Frederick Stimson Harriman
Way back when, there was a lot of "going drinking" without actually drinking what was in front of you. Common practice was that you often went to a bar for its atmosphere, because you hoped to see a certain pretty lady, or simply because you had some kind of social obligation to go - either to the people you went with, or to the establishment because of some special relationship with the owner. In those days, a pretty lady would rush to fill your glass or cup, and even throw out what was left in your glass so as to make you feel special by going through the motions of making you a fresh mizu-wari. If the Boss was paying, this was often the sort of place you would end up. It was astounding to see how much liquor was either thrown out or left on the table when we struck out to another bar for a change of mood. No one did this with the booze they paid for out of their own pocket, of course. But it was the norm if someone else was paying, and that was quite often.

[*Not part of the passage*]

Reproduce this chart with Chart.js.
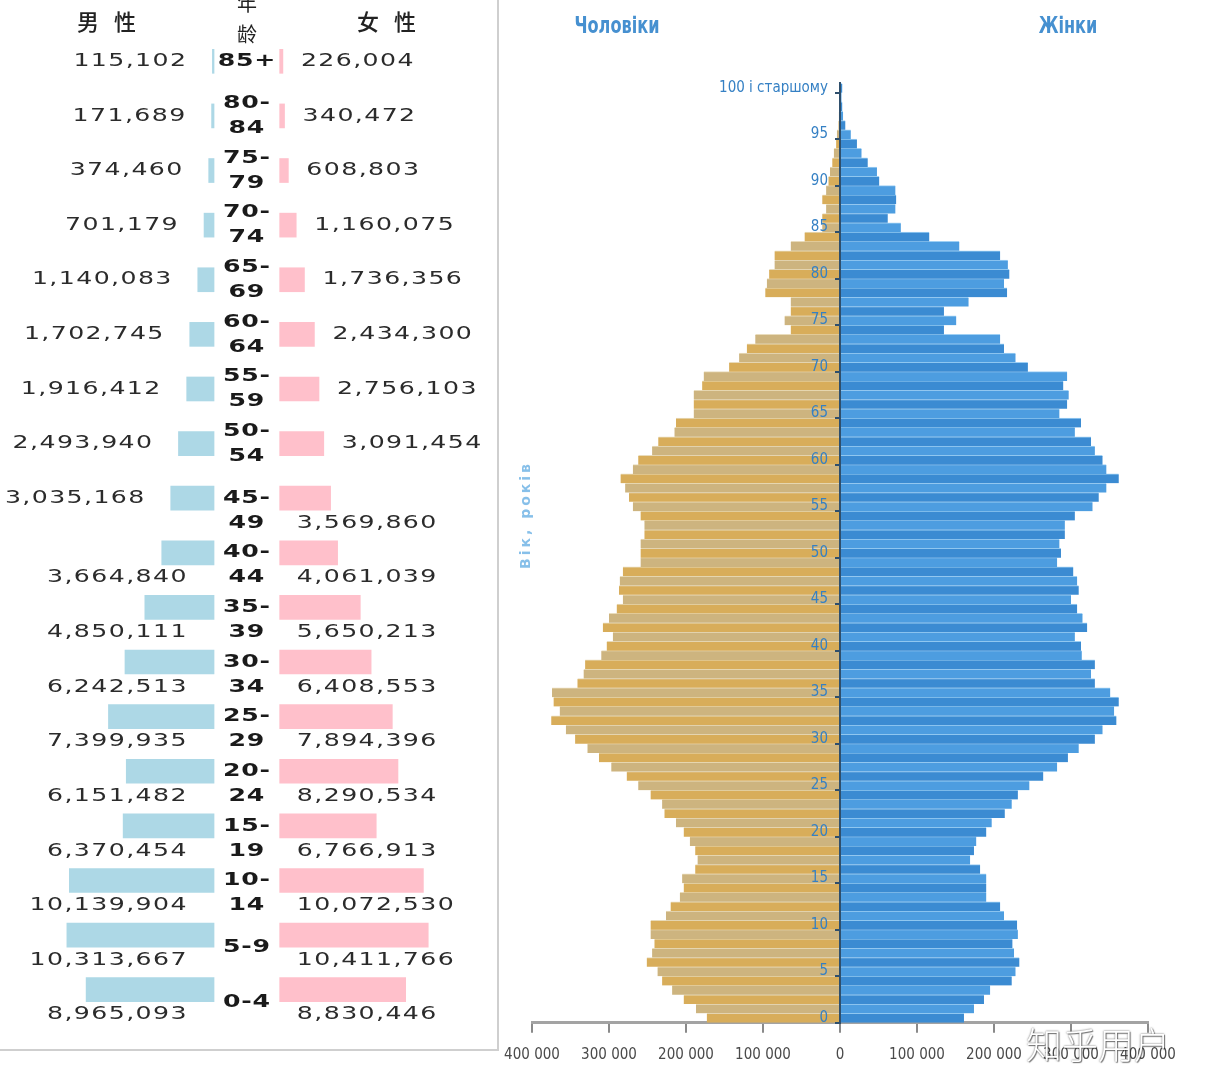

It stands to reason that people and organizations are more frugal with their drinking now, after having gone through economic contractions, and generation changes. Even if no one may notice a decline in socializing over drinking, I'll wager that patronage of Bars is less forgiving of the old, profligate model, and the drink itself is being optimized. I am a sort of Rip VanWinkle every time I return to Japan, because I still have the image of the Bubble Years in my mind, and sections of town that were packed with Bars are now half empty. It makes sense to me that there has been a contraction in the volume of booze sold too - but maybe the actual per capita amount consumed has not really changed very much.